Pequeños relatos (del día a día)

“Permanece tumbado, formando una uve muy extendida, con los ojos cerrados y la boca —sin dientes— completamente abierta. Duerme, produciendo suaves ronquidos al ritmo de su respiración. Solo en algún momento, de pronto, lanza uno mucho más fuerte que me sobresalta. Los brazos descansan a ambos lados del cuerpo, con las manos a la altura de las caderas. Las muñecas, rodeadas de un tejido esponjoso y acolchado, están sujetas a la estructura articulada de la cama con dos cintas blancas de algodón. Viste una bata azulada, estampada con minúsculos anagramas, que apenas cubre su tronco dejando las piernas al aire. Delgadas y amarillas, sin vello y mates. Ambas reposan ligeramente flexionadas. Los dedos de los pies están orientados hacia el exterior. Está muy quieto y, solo de vez en cuando, mueve un poco la pierna izquierda; donde tiene la vía que le aporta suero y medicación. Vibra entonces el pequeño revoltijo de tubos conectados a dos botellas de plástico que gotean. Como una clepsidra de fluidos salinos, colgada de un soporte de acero inoxidable, que está situado delante de la ventana herméticamente cerrada. Tras ella, relativamente cerca, no dejan de circular —veloces, silenciosos, y en ambas direcciones— todo tipo de vehículos por la autopista. Atravesando la noche con el destello de sus faros”.

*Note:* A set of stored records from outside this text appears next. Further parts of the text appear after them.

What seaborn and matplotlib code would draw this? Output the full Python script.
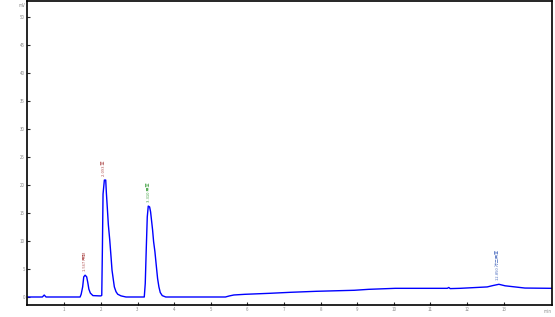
import matplotlib
matplotlib.use("Agg")
import matplotlib.pyplot as plt
import matplotlib.transforms as mtransforms
import seaborn as sns
import pandas as pd

# Chromatogram trace (time in min, signal in mV)
time_min = [0.00, 0.40, 0.45, 0.50, 1.43, 1.46, 1.50, 1.53, 1.567, 1.61, 1.64, 1.67, 1.71,
            1.78, 1.95, 2.00, 2.022, 2.04, 2.057, 2.093, 2.13, 2.148, 2.175, 2.202, 2.24,
            2.275, 2.302, 2.34, 2.366, 2.411, 2.457, 2.548, 2.684, 3.183, 3.21, 3.238,
            3.265, 3.292, 3.329, 3.356, 3.383, 3.41, 3.438, 3.474, 3.51, 3.547, 3.583,
            3.62, 3.674, 3.77, 5.40, 5.50, 5.63, 5.93, 6.61, 7.18, 7.89, 8.92, 9.31,
            10.04, 11.46, 11.50, 11.54, 11.81, 12.55, 12.71, 12.87, 13.04, 13.31, 13.58,
            14.32]
signal_mv = [0.00, 0.00, 0.35, 0.00, 0.00, 0.50, 1.80, 3.60, 3.90, 3.60, 2.60, 1.40, 0.70,
             0.25, 0.20, 0.20, 0.30, 8.90, 18.40, 20.90, 20.90, 18.60, 15.80, 12.90, 10.20,
             7.20, 4.80, 3.00, 1.80, 0.95, 0.50, 0.20, 0.00, 0.00, 2.40, 8.70,
             14.30, 16.25, 16.10, 15.20, 13.60, 12.00, 9.90, 8.10, 5.70, 3.30, 1.80,
             0.80, 0.25, 0.00, 0.00, 0.18, 0.36, 0.48, 0.66, 0.84, 1.02, 1.20, 1.37,
             1.55, 1.55, 1.70, 1.50, 1.55, 1.80, 2.05, 2.27, 2.00, 1.80, 1.60,
             1.55]

peak_times = [1.567, 2.093, 3.310, 12.850]
peak_heights = [3.9, 20.9, 16.25, 2.27]
peak_labels = ["1.567 甲醇", "2.093 苯", "3.310 甲苯", "12.850 对二甲苯"]
peak_label_colors = ["#b05050", "#b05050", "#40a040", "#5070c0"]

x_ticks = [1, 2, 3, 4, 5, 6, 7, 8, 9, 10, 11, 12, 13]
y_ticks = [0, 5, 10, 15, 20, 25, 30, 35, 40, 45, 50]

sns.set_style("ticks")
plt.rcParams['font.family'] = ['Noto Sans CJK SC', 'DejaVu Sans']

fig = plt.figure(figsize=(5.55, 3.17), dpi=100)
ax = fig.add_axes([27 / 555, 12 / 317, 525 / 555, 304 / 317])

df = pd.DataFrame({"t": time_min, "mV": signal_mv})
sns.lineplot(data=df, x="t", y="mV", ax=ax, color="#0000ff", linewidth=1.0,
             estimator=None, sort=False)

ax.set_xlim(-0.02, 14.32)
ax.set_ylim(-1.43, 52.9)
ax.set_xticks(x_ticks)
ax.set_yticks(y_ticks)
ax.set_xticklabels([str(v) for v in x_ticks])
ax.set_yticklabels([str(v) for v in y_ticks])
ax.set_xlabel("")
ax.set_ylabel("")
ax.tick_params(axis="both", direction="in", length=2, width=0.8, labelsize=3.2,
               labelcolor="#8a8a8a", pad=1.5)
for s in ax.spines.values():
    s.set_color("black")
    s.set_linewidth(1.2)

# axis unit labels
trans_x = mtransforms.blended_transform_factory(ax.transData, ax.transAxes)
ax.text(14.2, -0.012, "min", transform=trans_x, fontsize=3.2, color="#8a8a8a",
        ha="center", va="top")
ax.text(-0.004, 0.993, "mV", transform=ax.transAxes, fontsize=3.2, color="#8a8a8a",
        ha="right", va="top")

# peak annotations (rotated)
for t, h, lab, c in zip(peak_times, peak_heights, peak_labels, peak_label_colors):
    ax.annotate(lab, xy=(t, h), xytext=(0, 3), textcoords="offset points",
                rotation=90, fontsize=3.0, color=c, ha="center", va="bottom")

fig.savefig("out.png", dpi=100)
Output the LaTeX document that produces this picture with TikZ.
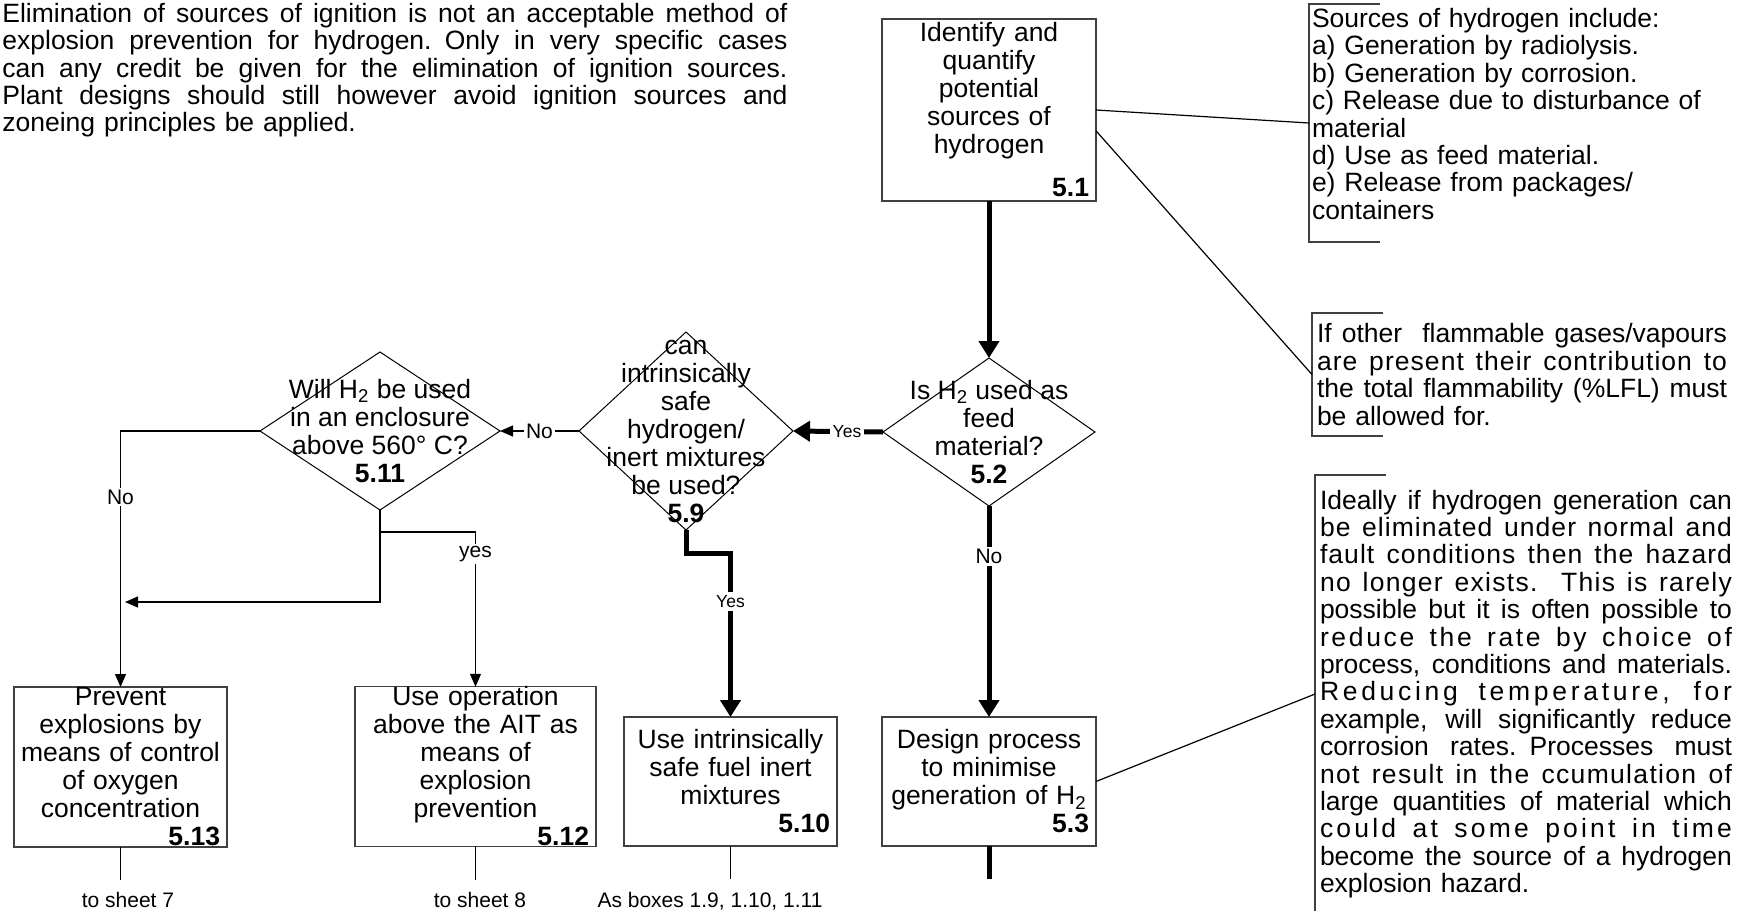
\documentclass[tikz,border=0pt]{standalone}
\usepackage{fontspec}
\setmainfont{Liberation Sans}
\usetikzlibrary{arrows.meta,shapes.geometric}

\newcommand{\boxfont}{\fontsize{13.25pt}{14pt}\selectfont}
\newcommand{\notefont}{\fontsize{13.25pt}{13.7pt}\selectfont}
\newcommand{\lblfont}{\fontsize{10.5pt}{12pt}\selectfont}
\newcommand{\yesfont}{\fontsize{8.75pt}{10pt}\selectfont}
\newcommand{\jline}[2][206pt]{\leavevmode\hbox to #1{\spaceskip=0.278em plus 1fil\relax #2}}
\newcommand{\lsline}[3][206pt]{\leavevmode\hbox to #1{\addfontfeature{LetterSpace=#2}\spaceskip=0.278em plus 1fil\relax #3}}
\newcommand{\boxno}[1]{\hskip 0pt plus 1filll\textbf{#1}}
\newcommand{\Htwo}{H\textsubscript{2}}

\tikzset{
  procbox/.style={draw=black!75, line width=0.65pt, align=center, font=\boxfont,
    inner xsep=3.5pt, inner ysep=0pt, outer sep=0pt},
  decision/.style={draw, diamond, line width=0.5pt, inner sep=0pt, outer sep=0pt},
  qtext/.style={align=center, font=\boxfont, inner sep=0pt},
  note/.style={anchor=north west, align=left, font=\notefont, inner ysep=1.75pt, outer sep=0pt},
  bracket/.style={draw=black!75, line width=0.6pt},
  flow/.style={line width=2.5pt},
  flowarr/.style={line width=2.5pt, -{Triangle[length=8.5pt,width=10pt]}},
  link/.style={line width=0.6pt},
  linkarr/.style={line width=0.6pt, -{Triangle[length=6.5pt,width=5.5pt]}},
  lbl/.style={fill=white, font=\lblfont, inner sep=1pt},
  yeslbl/.style={fill=white, font=\yesfont, inner sep=1.5pt},
  endlbl/.style={font=\lblfont, inner sep=0pt},
}

\begin{document}
\begin{tikzpicture}[x=0.5pt,y=-0.5pt]
  \useasboundingbox (0,0) rectangle (1742,911);

  % remark on ignition sources
  \node[anchor=north west, inner sep=0pt, text width=392.5pt, align=left,
    font=\fontsize{13.25pt}{13.6pt}\selectfont] (intro) at (2,3)
    {\jline[392.5pt]{Elimination of sources of ignition is not an acceptable method of}\\
     \jline[392.5pt]{explosion prevention for hydrogen. Only in very specific cases}\\
     \jline[392.5pt]{can any credit be given for the elimination of ignition sources.}\\
     \jline[392.5pt]{Plant designs should still however avoid ignition sources and}\\
     zoneing principles be applied.};

  % main column
  \node[procbox, minimum width=107pt, minimum height=91pt, text width=100pt] (b51) at (989,110)
    {Identify and\\quantify\\potential\\sources of\\hydrogen\\[7.5pt]\boxno{5.1}};
  \node[decision, minimum width=106pt, minimum height=74pt] (d52) at (989,432) {};
  \node[qtext] (q52) at (d52) {Is \Htwo{} used as\\feed\\material?\\\textbf{5.2}};
  \node[procbox, minimum width=107pt, minimum height=64.5pt, text width=100pt] (b53) at (989,781.5)
    {Design process\\to minimise\\generation of \Htwo\\\boxno{5.3}};

  % left branches
  \node[decision, minimum width=107pt, minimum height=99pt] (d59) at (686,431) {};
  \node[qtext] (q59) at (d59) {can\\intrinsically\\safe\\hydrogen/\\inert mixtures\\be used?\\\textbf{5.9}};
  \node[decision, minimum width=120pt, minimum height=79pt] (d511) at (380,431) {};
  \node[qtext] (q511) at (d511) {Will \Htwo{} be used\\in an enclosure\\above 560° C?\\\textbf{5.11}};

  \node[procbox, minimum width=106.5pt, minimum height=64.5pt, text width=99.5pt] (b510) at (730.5,781.5)
    {Use intrinsically\\safe fuel inert\\mixtures\\\boxno{5.10}};
  \node[procbox, minimum width=120.5pt, minimum height=79.5pt, text width=113.5pt] (b512) at (475.5,766.5)
    {Use operation\\above the AIT as\\means of\\explosion\\prevention\\\boxno{5.12}};
  \node[procbox, minimum width=106.5pt, minimum height=80pt, text width=99.5pt] (b513) at (120.5,767)
    {Prevent\\explosions by\\means of control\\of oxygen\\concentration\\\boxno{5.13}};

  % flow
  \draw[flowarr] (b51.south) -- (d52.north);
  \draw[flowarr] (d52.west) -- node[yeslbl, pos=0.4]{Yes} (d59.east);
  \draw[flowarr] (d52.south) -- node[lbl, pos=0.24]{No} (b53.north);
  \draw[flowarr] (d59.south) -- ++(0,23) -| node[yeslbl, pos=0.648]{Yes} (b510.north);
  \draw[linkarr] (d59.west) -- node[lbl]{No} (d511.east);
  \draw[linkarr] (d511.west) -| node[lbl, pos=0.629]{No} (b513.north);
  \draw[linkarr] (d511.south) -- ++(0,22) coordinate (split) -| node[lbl, pos=0.571]{yes} (b512.north);
  \coordinate (merge) at (125,602);
  \draw[linkarr] (split) |- (merge);

  % onward
  \draw[link] (b513.south) -- ++(0,33);
  \draw[link] (b512.south) -- ++(0,34);
  \draw[link] (b510.south) -- ++(0,33);
  \draw[flow] (b53.south) -- ++(0,33);
  \node[endlbl] (s7) at (128,900) {to sheet 7};
  \node[endlbl] (s8) at (480,900) {to sheet 8};
  \node[endlbl] (asb) at (710,901) {As boxes 1.9, 1.10, 1.11};

  % notes
  \node[note, inner xsep=1.5pt, text width=205pt, minimum height=119pt] (n1) at (1309,4)
    {Sources of hydrogen include:\\a) Generation by radiolysis.\\b) Generation by corrosion.\\
     c) Release due to disturbance of\\material\\d) Use as feed material.\\
     e) Release from packages/\\containers\rule[-9.25pt]{0pt}{9.5pt}};
  \node[note, inner xsep=2.5pt, text width=205pt, minimum height=61.5pt] (n2) at (1312,313)
    {\jline[205pt]{If other\ \ flammable gases/vapours}\\
     \lsline[205pt]{4}{are present their contribution to}\\
     \jline[205pt]{the total flammability (\%LFL) must}\\
     be allowed for.};
  \node[note, inner xsep=2.5pt, text width=206pt, minimum height=219pt] (n3) at (1315,475)
    {\jline{Ideally if hydrogen generation can}\\
     \lsline{4}{be eliminated under normal and}\\
     \lsline{4}{fault conditions then the hazard}\\
     \lsline{5}{no longer exists.\ \ This is rarely}\\
     \jline{possible but it is often possible to}\\
     \lsline{10}{reduce the rate by choice of}\\
     \jline{process, conditions and materials.}\\
     \lsline{14}{Reducing temperature, for}\\
     \jline{example, will significantly reduce}\\
     \jline{corrosion rates. Processes must}\\
     \lsline{5}{not result in the ccumulation of}\\
     \jline{large quantities of material which}\\
     \lsline{12}{could at some point in time}\\
     \jline{become the source of a hydrogen}\\
     explosion hazard.};

  \draw[bracket] (n1.north west) ++(71,0) -- (n1.north west) -- (n1.south west) -- ++(71,0);
  \draw[bracket] (n2.north west) ++(71,0) -- (n2.north west) -- (n2.south west) -- ++(71,0);
  \draw[bracket] (n3.north west) ++(71,0) -- (n3.north west) -- (n3.south west) -- ++(71,0);

  \draw[link] (b51.east) -- (n1.west);
  \draw[link] (b51.-11) -- (n2.west);
  \draw[link] (b53.east) -- (n3.west);
\end{tikzpicture}
\end{document}
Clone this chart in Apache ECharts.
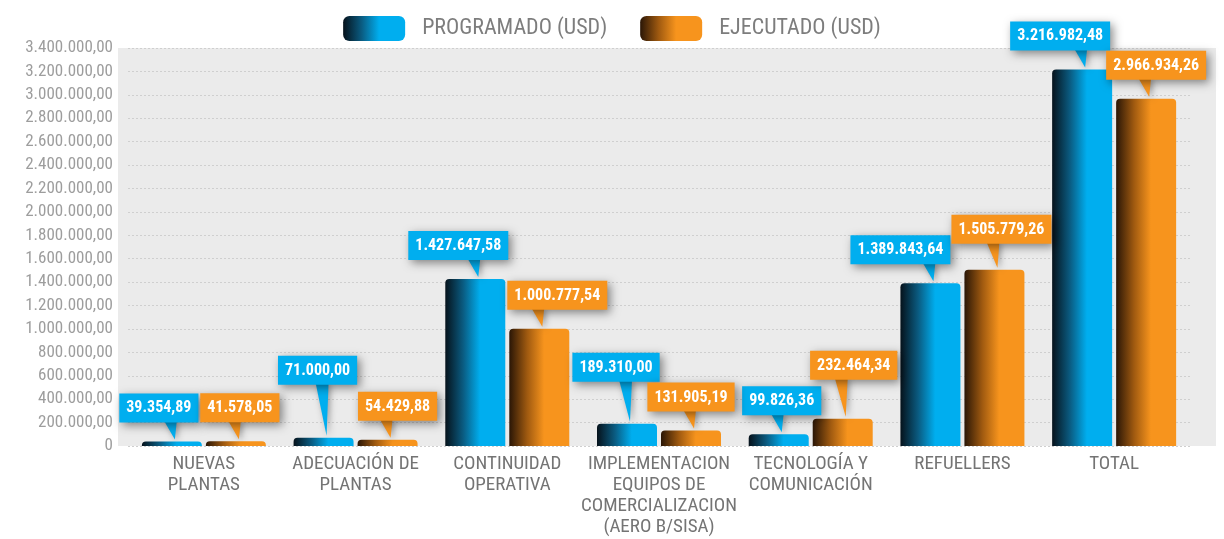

Ha tardado menos de quince minutos en escribir la primera versión de este texto tan reducido. Se ha preparado un café instantáneo y coge una magdalena para olvidar lo que ha escrito. Intenta desconectarse del texto, pero no de sus recuerdos, y se concentra en separar la hinchada masa de bizcocho y el papel encerado que la envuelve. Aprecia los aromas, pero sin llegar a más profundidades. Nada de Proust en esos momentos. Una hora mas tarde, se acercará de nuevo al escritorio y se sentará delante de la pantalla. Volverá a contemplar la fotografía, desvelando olvidos. Corregirá algunas palabras, sustituirá varias oraciones enteras y repetirá el proceso de alejamiento. Después de media docena de magdalenas y otros tantos cafés, a las cinco de la mañana, dará el día por concluido y se acostará. Mañana, pasado mañana o quizás el otro, volverá a intentarlo. No tiene prisa. Nadie espera para leerlo.